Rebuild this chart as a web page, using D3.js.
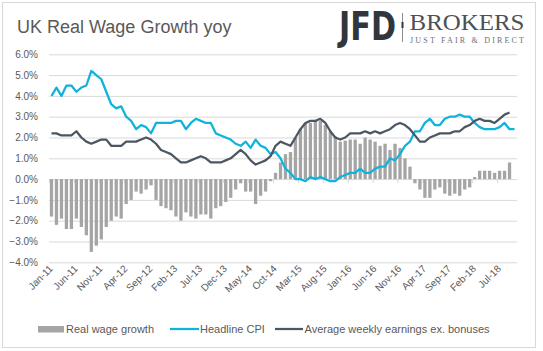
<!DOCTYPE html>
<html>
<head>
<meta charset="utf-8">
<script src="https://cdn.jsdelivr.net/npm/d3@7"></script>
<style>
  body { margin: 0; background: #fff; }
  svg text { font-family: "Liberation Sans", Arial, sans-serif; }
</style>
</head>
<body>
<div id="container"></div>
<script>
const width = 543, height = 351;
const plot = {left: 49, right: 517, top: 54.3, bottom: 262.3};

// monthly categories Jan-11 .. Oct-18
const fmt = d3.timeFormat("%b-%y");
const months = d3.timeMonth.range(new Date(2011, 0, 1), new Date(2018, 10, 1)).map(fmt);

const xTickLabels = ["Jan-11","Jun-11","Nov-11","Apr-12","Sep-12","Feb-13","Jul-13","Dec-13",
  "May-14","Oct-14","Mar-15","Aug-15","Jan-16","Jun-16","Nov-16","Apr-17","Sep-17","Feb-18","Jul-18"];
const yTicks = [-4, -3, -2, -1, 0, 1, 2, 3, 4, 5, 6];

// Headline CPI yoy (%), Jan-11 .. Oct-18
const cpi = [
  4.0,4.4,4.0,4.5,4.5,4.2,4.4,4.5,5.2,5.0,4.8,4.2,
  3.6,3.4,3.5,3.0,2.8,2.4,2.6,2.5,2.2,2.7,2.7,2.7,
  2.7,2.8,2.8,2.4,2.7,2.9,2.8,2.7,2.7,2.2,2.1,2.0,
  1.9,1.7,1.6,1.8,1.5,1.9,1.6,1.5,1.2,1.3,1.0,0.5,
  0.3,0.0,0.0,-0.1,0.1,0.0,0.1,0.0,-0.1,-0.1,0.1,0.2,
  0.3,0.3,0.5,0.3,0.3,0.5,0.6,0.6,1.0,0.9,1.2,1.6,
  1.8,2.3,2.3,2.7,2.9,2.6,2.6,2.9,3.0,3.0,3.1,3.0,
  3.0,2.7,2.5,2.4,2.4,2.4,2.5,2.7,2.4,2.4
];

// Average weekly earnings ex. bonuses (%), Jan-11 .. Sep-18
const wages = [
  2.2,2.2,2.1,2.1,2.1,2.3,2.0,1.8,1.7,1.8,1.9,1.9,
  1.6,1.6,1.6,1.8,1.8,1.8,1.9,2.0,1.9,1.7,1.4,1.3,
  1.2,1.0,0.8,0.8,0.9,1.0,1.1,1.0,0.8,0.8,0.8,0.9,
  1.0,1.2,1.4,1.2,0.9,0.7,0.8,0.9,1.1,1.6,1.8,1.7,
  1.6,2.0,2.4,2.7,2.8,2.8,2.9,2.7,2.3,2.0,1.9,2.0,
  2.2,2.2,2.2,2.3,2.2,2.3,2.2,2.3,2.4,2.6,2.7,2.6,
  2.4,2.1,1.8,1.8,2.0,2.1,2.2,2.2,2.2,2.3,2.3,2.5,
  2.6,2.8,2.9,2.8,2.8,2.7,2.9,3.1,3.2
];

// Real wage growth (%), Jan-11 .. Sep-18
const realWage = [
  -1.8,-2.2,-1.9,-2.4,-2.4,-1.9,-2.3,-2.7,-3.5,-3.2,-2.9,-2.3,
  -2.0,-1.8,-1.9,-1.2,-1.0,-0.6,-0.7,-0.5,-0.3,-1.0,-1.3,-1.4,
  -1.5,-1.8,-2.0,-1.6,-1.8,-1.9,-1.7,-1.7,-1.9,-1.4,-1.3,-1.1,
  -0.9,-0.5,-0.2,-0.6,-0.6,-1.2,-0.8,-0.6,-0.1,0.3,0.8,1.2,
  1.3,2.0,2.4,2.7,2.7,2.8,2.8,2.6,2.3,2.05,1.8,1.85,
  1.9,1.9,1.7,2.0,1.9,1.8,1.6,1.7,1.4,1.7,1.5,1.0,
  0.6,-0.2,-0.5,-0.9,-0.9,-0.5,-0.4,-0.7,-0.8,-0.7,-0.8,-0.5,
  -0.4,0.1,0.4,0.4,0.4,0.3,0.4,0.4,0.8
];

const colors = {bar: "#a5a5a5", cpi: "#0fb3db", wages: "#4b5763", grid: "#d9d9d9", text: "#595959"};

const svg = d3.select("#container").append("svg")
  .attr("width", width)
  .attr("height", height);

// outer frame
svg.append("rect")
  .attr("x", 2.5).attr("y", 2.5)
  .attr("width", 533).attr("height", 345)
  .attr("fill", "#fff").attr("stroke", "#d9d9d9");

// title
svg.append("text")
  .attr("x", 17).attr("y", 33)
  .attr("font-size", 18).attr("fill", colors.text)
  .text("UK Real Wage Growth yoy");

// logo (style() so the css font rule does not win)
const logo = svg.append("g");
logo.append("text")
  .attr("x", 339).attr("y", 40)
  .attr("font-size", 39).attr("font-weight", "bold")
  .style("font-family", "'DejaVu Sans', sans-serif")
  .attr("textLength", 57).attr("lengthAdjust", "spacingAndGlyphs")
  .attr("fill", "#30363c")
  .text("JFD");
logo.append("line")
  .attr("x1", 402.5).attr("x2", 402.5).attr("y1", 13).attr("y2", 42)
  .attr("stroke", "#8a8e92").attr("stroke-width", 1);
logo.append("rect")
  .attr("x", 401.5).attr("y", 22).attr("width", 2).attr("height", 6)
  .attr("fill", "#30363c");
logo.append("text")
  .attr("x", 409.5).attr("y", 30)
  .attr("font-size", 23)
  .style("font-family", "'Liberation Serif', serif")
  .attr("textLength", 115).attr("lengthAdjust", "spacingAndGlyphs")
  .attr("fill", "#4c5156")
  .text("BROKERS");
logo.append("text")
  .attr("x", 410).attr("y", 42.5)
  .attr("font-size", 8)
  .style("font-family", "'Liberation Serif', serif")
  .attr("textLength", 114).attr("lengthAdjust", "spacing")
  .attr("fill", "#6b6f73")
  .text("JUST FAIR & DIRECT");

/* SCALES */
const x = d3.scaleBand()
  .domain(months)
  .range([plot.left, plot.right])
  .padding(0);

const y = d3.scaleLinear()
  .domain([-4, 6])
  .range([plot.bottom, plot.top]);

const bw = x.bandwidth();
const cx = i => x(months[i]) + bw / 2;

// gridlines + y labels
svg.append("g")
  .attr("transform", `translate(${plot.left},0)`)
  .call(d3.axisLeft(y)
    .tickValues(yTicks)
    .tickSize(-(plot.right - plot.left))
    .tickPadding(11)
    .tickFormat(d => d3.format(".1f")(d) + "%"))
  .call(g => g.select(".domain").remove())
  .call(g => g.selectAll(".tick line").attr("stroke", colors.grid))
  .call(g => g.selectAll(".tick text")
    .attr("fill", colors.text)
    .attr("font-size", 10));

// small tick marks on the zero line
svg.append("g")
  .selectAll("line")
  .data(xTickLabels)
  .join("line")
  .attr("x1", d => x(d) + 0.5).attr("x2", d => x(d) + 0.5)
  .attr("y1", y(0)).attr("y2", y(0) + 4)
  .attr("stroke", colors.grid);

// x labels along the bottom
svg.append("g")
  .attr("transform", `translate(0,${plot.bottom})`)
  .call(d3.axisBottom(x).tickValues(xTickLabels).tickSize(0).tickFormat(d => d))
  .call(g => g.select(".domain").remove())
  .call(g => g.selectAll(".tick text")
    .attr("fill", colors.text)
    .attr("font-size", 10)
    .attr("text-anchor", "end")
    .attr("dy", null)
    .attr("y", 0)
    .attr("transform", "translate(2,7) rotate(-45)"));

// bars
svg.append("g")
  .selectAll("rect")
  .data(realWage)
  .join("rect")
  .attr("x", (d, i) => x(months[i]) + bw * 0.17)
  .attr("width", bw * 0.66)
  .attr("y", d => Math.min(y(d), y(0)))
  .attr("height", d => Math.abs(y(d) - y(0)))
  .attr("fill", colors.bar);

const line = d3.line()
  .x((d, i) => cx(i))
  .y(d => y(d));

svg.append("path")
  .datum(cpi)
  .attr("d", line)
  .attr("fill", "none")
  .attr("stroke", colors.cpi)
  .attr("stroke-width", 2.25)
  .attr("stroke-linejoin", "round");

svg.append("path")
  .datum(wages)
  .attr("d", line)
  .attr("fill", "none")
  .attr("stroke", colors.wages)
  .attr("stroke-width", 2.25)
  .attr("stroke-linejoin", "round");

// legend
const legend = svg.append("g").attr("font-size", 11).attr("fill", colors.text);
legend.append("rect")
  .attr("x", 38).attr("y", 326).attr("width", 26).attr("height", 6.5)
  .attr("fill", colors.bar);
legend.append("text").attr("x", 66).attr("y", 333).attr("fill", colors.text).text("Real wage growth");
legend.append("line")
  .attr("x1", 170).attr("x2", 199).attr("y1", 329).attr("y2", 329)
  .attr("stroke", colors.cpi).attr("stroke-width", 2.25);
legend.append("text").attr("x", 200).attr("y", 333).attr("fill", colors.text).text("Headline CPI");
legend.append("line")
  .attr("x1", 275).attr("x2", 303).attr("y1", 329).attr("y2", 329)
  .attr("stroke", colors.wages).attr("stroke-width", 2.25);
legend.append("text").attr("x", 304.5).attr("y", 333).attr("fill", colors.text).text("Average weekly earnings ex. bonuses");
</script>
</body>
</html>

--------------------

[TASK DESCRIPTION]
Please extract exactly the lines of the data, from the first through the line containing "const months = d3.timeMonth.range(new", and add no pictures to the copy.

[RIGHT ANSWER]
Rebuild this chart as a web page, using D3.js.
<!DOCTYPE html>
<html>
<head>
<meta charset="utf-8">
<script src="https://cdn.jsdelivr.net/npm/d3@7"></script>
<style>
  body { margin: 0; background: #fff; }
  svg text { font-family: "Liberation Sans", Arial, sans-serif; }
</style>
</head>
<body>
<div id="container"></div>
<script>
const width = 543, height = 351;
const plot = {left: 49, right: 517, top: 54.3, bottom: 262.3};

// monthly categories Jan-11 .. Oct-18
const fmt = d3.timeFormat("%b-%y");
const months = d3.timeMonth.range(new Date(2011, 0, 1), new Date(2018, 10, 1)).map(fmt);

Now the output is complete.